Der Poylisher Yidl
- Founded: 25 July 1884
- Ceased publication: 1885
- Political alignment: Anarchist
- Language: Yiddish
- Headquarters: London, UK

= Der Poylisher Yidl =

British Yiddish-language socialist newspaper

The Der Poylisher Yidl (דער פוילישער אידעל, The Little Polish Jew) was one of the first socialist periodicals in the Yiddish language and Britain's first socialist paper targeting an immigrant audience. It was founded on 25 July 1884 by socialist Morris Winchevsky and his friend, writer Eliyahu Wolf Rabinowitz. It featured poetry (mostly Winchevsky's), transatlantic Jewish news and critiques of the local Yiddish theatre (including Sarah and Jacob Adler's troupe). Its writing style was inspired by Aaron Liebermann (who established London's Hebrew Socialist Union), combining international commentary with local community organising. It sold for 1 penny per issue. In 1892, it was renamed to Di Tsukunft (Yiddish: די צוקונפֿט, The Future).

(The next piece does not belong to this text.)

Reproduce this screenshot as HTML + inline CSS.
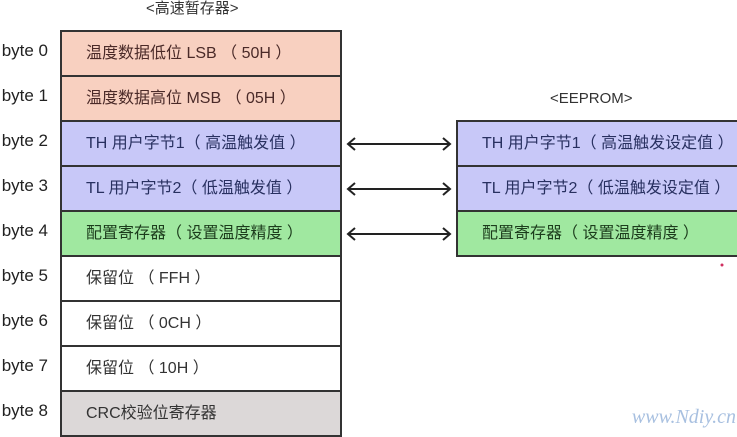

The newspaper ceased publication after less than a year, due to ideological differences. Winchevsky, who was staunchly anti-religious, left because Rabbinowitch accepted an advertisement from Samual Montagu, who was a pillar of the religious community. Winchevsky went on to co-found the Arbeter Fraynd, which regularly criticised Montague and Britain's Chief Rabbi Herman Adler.

The newspaper struggled to gain traction and published a total of 16 issues. It was quickly overtaken by the Arbeter Fraynd. The Jewish scene in London in general suffered from factionalism. The prevalence of anarchists meant Russia was not interested in supporting them. Most radical Jews ended up in New York City, including the paper's founder Morris Winchevsky.

The paper claimed to "treat the Jew... as a man... as a Jew... as a worker" and listed four kinds of Jews: "The 'indifferent' care only about themselves; 'assimilationists' consider Jewish separateness to be the root of Jewish troubles; 'nationalists' blame the Jews' homelessness for their sufferings; 'socialists' consider the Jewish problem to be part of the general social problem, not one apart".